I am trying to display the results of various javascript null checking techniques. codepen

However when my variable is actually null It breaks and I get no html output. I get an error in the console "y is undefined". I know it is undefined but I am trying to get it to go through the loop to give you each of the tests results. I can't seem to figure out what could be wrong. Any help would be great.

//var y = "im y";

var test1 = function () {
if (typeof (y) === 'undefined') {
    return "test 1 y is undefined";
} else {
    return "test 1 y is defined";
}
};

var test2 = function () {
if (!y) {
    return "test 2 y is undefined";
} else {
    return "test 2 y is defined";
}
};

var test3 = function () {
if (y === null) {
    return "test 3 y is undefined";
} else {
    return "test 3 y is defined";
}
};

var test4 = function () {
if (y == null) {
    return "test 4 y is undefined";
} else {
    return "test 4 y is defined";
}
};

var test5 = function () {
if (typeof (y) === undefined) {
    return "test 5 y is undefined";
} else {
    return "test 5 y is defined";
}
};

var a = [test1, test2, test3, test4, test5];
var b = [test1(), test2(), test3(), test4(), test5()];
var somehtml = [];

$.each(a, function (index) {
somehtml.push('<pre>' + a[index] + '</pre>');
var x = b[index];
somehtml.push('<p>' + x + '</p>');
});
$("div#stuff").html(somehtml.join(""));

Answer 1

simple check like below

if (y) {
alert("defined");
return "test 1 y is defined";    

} else {
alert("not defined");
 return "test 1 y is undefined";   
}

Answer 2

First of all, undefined != null. Second, undefined != 'undefined'.

Your code examples run as expected. I suggest you read about javascript type coercion and truthy/falsy values . Then start using "use strict"; at the top of your javascript files to avoid confusion.

Answer 3

Sorry f I am not getting it properly.I understood your issue from the comments only. .You are getting the error in console because you are running the other tests like

if (!y) {

and

if (y === null) {

even when y is undefined , which will trigger error in your console.

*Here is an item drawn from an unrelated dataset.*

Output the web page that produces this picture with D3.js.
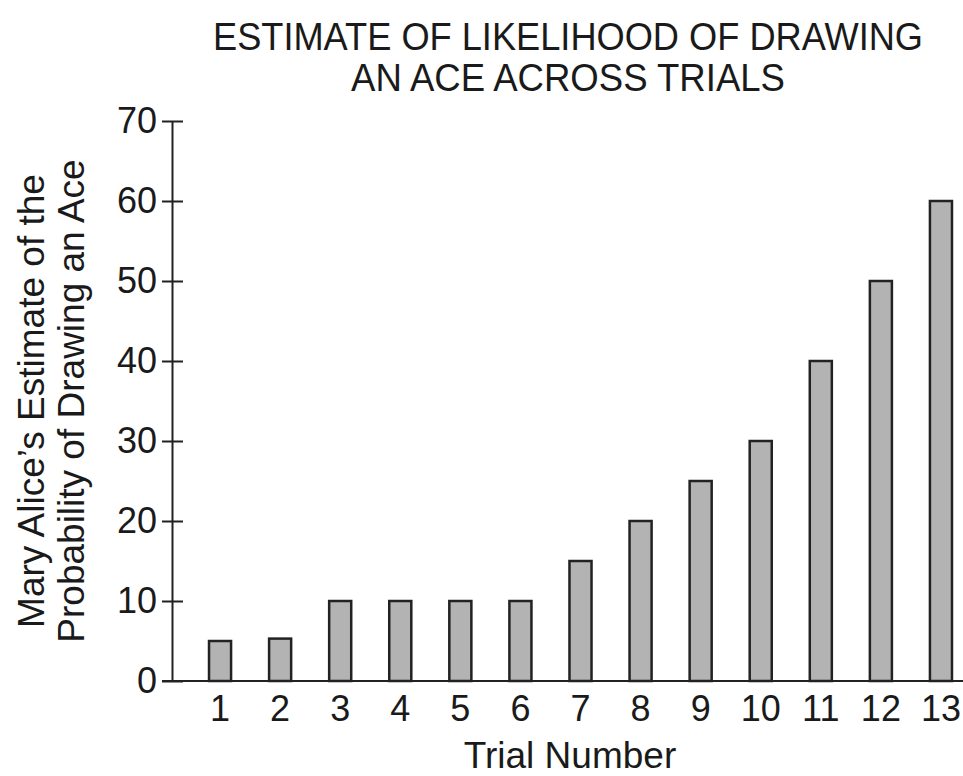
<!DOCTYPE html>
<html>
<head>
<meta charset="utf-8">
<script src="https://cdn.jsdelivr.net/npm/d3@7/dist/d3.min.js"></script>
<style>
  html, body { margin: 0; padding: 0; background: #fff; }
  svg { display: block; }
  text { font-family: "Liberation Sans", Arial, Helvetica, sans-serif; fill: #1a1a1a; }
</style>
</head>
<body>
<svg id="chart" width="963" height="776"></svg>
<script>
// ---- data ----
const trials = ["1","2","3","4","5","6","7","8","9","10","11","12","13"];
const estimates = [5, 5.3, 10, 10, 10, 10, 15, 20, 25, 30, 40, 50, 60];
const yTicks = [0, 10, 20, 30, 40, 50, 60, 70];
const titleLines = ["ESTIMATE OF LIKELIHOOD OF DRAWING", "AN ACE ACROSS TRIALS"];
const yTitleLines = ["Mary Alice\u2019s Estimate of the", "Probability of Drawing an Ace"];
const xTitle = "Trial Number";

// ---- layout ----
const svg = d3.select("#chart");
const axisX = 172, baseY = 681, topY = 121;

const x = d3.scaleBand().domain(trials).range([190, 971])
  .paddingInner(0.633).paddingOuter(0.3165);
const y = d3.scaleLinear().domain([0, 70]).range([baseY, topY]);

// bars
svg.append("g").selectAll("rect").data(estimates).join("rect")
  .attr("x", (d, i) => x(trials[i]))
  .attr("y", d => y(d))
  .attr("width", x.bandwidth())
  .attr("height", d => y(0) - y(d))
  .attr("fill", "#b3b3b3")
  .attr("stroke", "#222")
  .attr("stroke-width", 2.5);

// y axis
const yAxis = svg.append("g").attr("transform", `translate(${axisX},0)`)
  .call(d3.axisLeft(y).tickValues(yTicks).tickSizeInner(10).tickSizeOuter(0).tickPadding(5));
yAxis.select(".domain").attr("stroke", "#222").attr("stroke-width", 2);
yAxis.selectAll(".tick line").attr("x1", 11).attr("stroke", "#222").attr("stroke-width", 2);
yAxis.selectAll(".tick text").attr("font-size", 36).attr("font-family", null).attr("fill", "#1a1a1a");

// x axis
const xAxis = svg.append("g").attr("transform", `translate(0,${baseY})`)
  .call(d3.axisBottom(x).tickSize(0).tickPadding(14));
xAxis.select(".domain").remove();
xAxis.selectAll(".tick text").attr("font-size", 36).attr("font-family", null).attr("fill", "#1a1a1a");

// baseline
svg.append("line").attr("x1", 162).attr("x2", 963).attr("y1", y(0)).attr("y2", y(0))
  .attr("stroke", "#222").attr("stroke-width", 2);

// title
const titleLens = [710, 434];
svg.append("g").selectAll("text").data(titleLines).join("text")
  .attr("x", 568).attr("y", (d, i) => 50 + i * 41)
  .attr("text-anchor", "middle").attr("font-size", 38)
  .attr("textLength", (d, i) => titleLens[i]).attr("lengthAdjust", "spacingAndGlyphs")
  .text(d => d);

// y title
svg.append("g").attr("transform", "translate(0,401)").selectAll("text").data(yTitleLines).join("text")
  .attr("transform", (d, i) => `translate(${44 + i * 40},0) rotate(-90)`)
  .attr("text-anchor", "middle").attr("font-size", 37)
  .text(d => d);

// x title
svg.append("text").attr("x", 570).attr("y", 768).attr("text-anchor", "middle")
  .attr("font-size", 37).text(xTitle);
</script>
</body>
</html>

Your logic should be like, if the variable is found undefined then dont do the other tests and else do them.

the test

if (typeof (y) === 'undefined') {

will be true only if the variable is undefined and null values will pass through

updated according to below comments

pls see this fiddle . This has the idea I conveyed. Also one more suggestion would be you can think of chaining the functions instead of triggering them in a loop.